Fast forward to 2016 and we have their 6th full length, Head Carrier – their first with A Perfect Circle and Zwan’s Paz Lenchantin as a full time member in Deal’s place, after one time The Fall and PJ Harvey band member Simon ‘Ding’ Archer filled in on bass on the last record. First single ‘Um Chagga Lagga’ suggested they might have rediscovered some of their old manic charm that was largely missing from the last record (‘Blue Eyed Hexe’ aside). And to be fair to the new LP, they do sound more like the Pixies of old – the intro to ‘All I Think About Now’ even recycles that of ‘Where Is My Mind?’ The only problem is, sadly, most of the songs here just aren’t very memorable. It’s certainly not all bad – ‘Baal’s Back’ is a fairly spirited successor to raging sub-two minute oldies like ‘Rock Music’, even if Black Francis’ scream isn’t as thrillingly unsettling as it once was, ‘Tenement Song’ manages a pretty catchy chorus full of great Lenchantin harmonies, and Joey Santiago’s lilting, tropical guitars on ‘Plaster of Paris’ recapture Bossanova’s surfier moments, but much of the album drifts by somewhat aimlessly, while ‘Classic Masher’ actually sounds like the kind of trite late 80s/early 90s alt-rock that this band were once the antidote to.

Francis’ message to Deal on the aforementioned ‘All I Think About Now’ – sung by her replacement – is fairly heartwarming though (“If you have any doubt, I want to thank you anyhow.”) Lenchantin makes her presence felt here, also singing co-lead vocals on ‘Bel Espirit’ while her bass and harmonies throughout the record make for a fairly convincing Deal impression.

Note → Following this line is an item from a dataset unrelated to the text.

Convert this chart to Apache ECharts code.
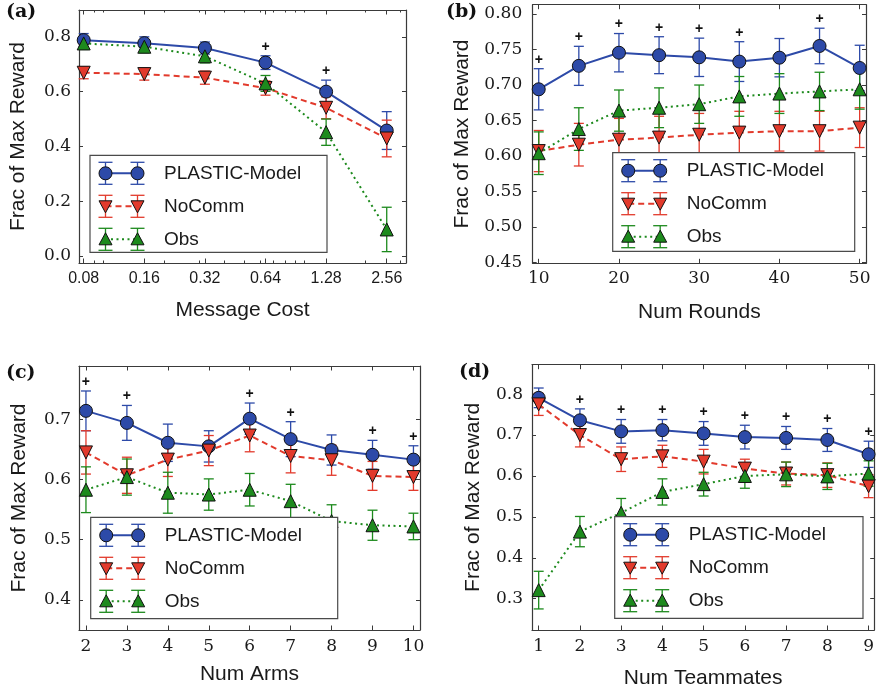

But where the guitars have returned to Trompe le Monde levels of savagery, they’re also let down by the overly compressed production throughout, having finally strayed from their more capable usual producer Gil Norton.

Where Indie Cindy felt bloated, this time round they’ve made a wise return to shorter songs and a sharper 33 minute run time, their shortest since Surfer Rosa – but even then on first listen it feels like it drags somewhat. Repeat plays do make it an easier listen as a few more hooks here and there become more apparent, but it’s not really an album that will encourage many to bother hitting the replay button in the first place – not when they can go dig and out their copy of Doolittle instead. These songs are already fitting a bit more comfortably into the band’s live sets than most of Indie Cindy ever has, but while it might be a marginal improvement on that record, the rest of that back catalogue is a tough, tough act to follow and this record sadly can’t hope to come anywhere near.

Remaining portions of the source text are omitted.